Raworth argues in her book Doughnut Economics: Seven Ways to Think Like a 21st-Century Economist that new economics need to be better aligned with human needs and planetary limits. It’s a concept that has garnered her more than 4 million views on TED Talks and has even captured the attention of the Pope.

The live online event, “Doughnut Economics: How circular economies can make Hawaiʻi more just and sustainable,” will be held on Thursday, October 7, at 8:30 a.m. The livestream event is open to the public. (Register here)

Kamanamaikalani Beamer

UH Mānoa Professor Kamanamaikalani Beamer, the Dana Naone Hall Endowed Chair in Hawaiian Studies, Literature and the Environment will serve as moderator. In response to the COVID-19 economic crisis, Beamer co-founded the ʻĀina Aloha Economic Futures initiative to help develop a new vision for the state’s economic future that is grounded in Native Hawaiian values.

“We are at a critical moment when redesigning our economy to be more just and equitable to our people and our ʻāina has never been more important,” said Beamer, who holds joint appointments at Hawaiʻinuiākea School of Hawaiian Knowledge and the William S. Richardson School of Law. “Kate’s work is helping to inform these conversations around the world while we at home are looking to build on our ancestral foundation of aloha ʻāina.”

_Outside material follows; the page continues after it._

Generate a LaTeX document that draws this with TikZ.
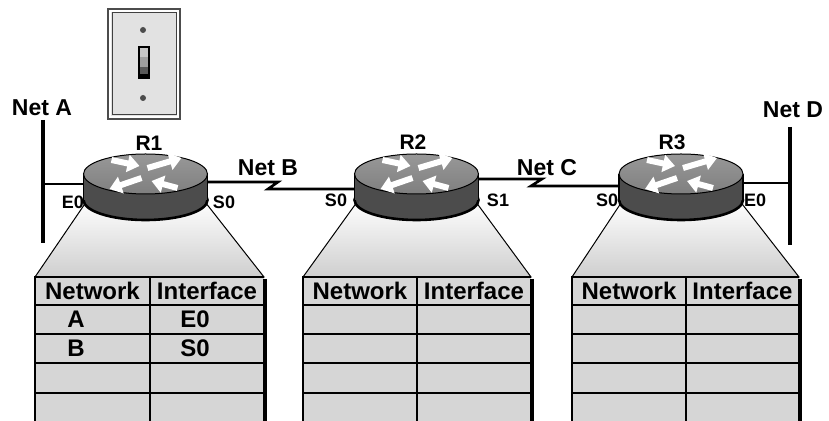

Hawaiʻi State Representative Amy Perusso, a UH alumna, underscores the importance of revamping Hawaiʻi’s economic model. “Neoliberal economics has clearly failed us,” Perusso said. “We need a new approach grounded in ecological and communitarian principles. Raworth’s work is critical in this respect, and it resonates with the ʻāina aloha and circular economy work being done in Hawaiʻi. Rethinking our assumptions and rewriting our narratives about economics will help facilitate a similar paradigm shift in our thinking about politics.”

More on Raworth

Raworth is a senior associate at Oxford’s Environmental Change Institute. She has worked for the United Nations Development Programme and currently serves on the World Health Organization’s Council on the Economics of Health for All.

The Better Tomorrow Speaker Series is a joint venture of the Hawaiʻi Community Foundation, Kamehameha Schools and UH Mānoa. Event sponsors include the UH Mānoa College of Social Sciences and the William S. Richardson School of Law.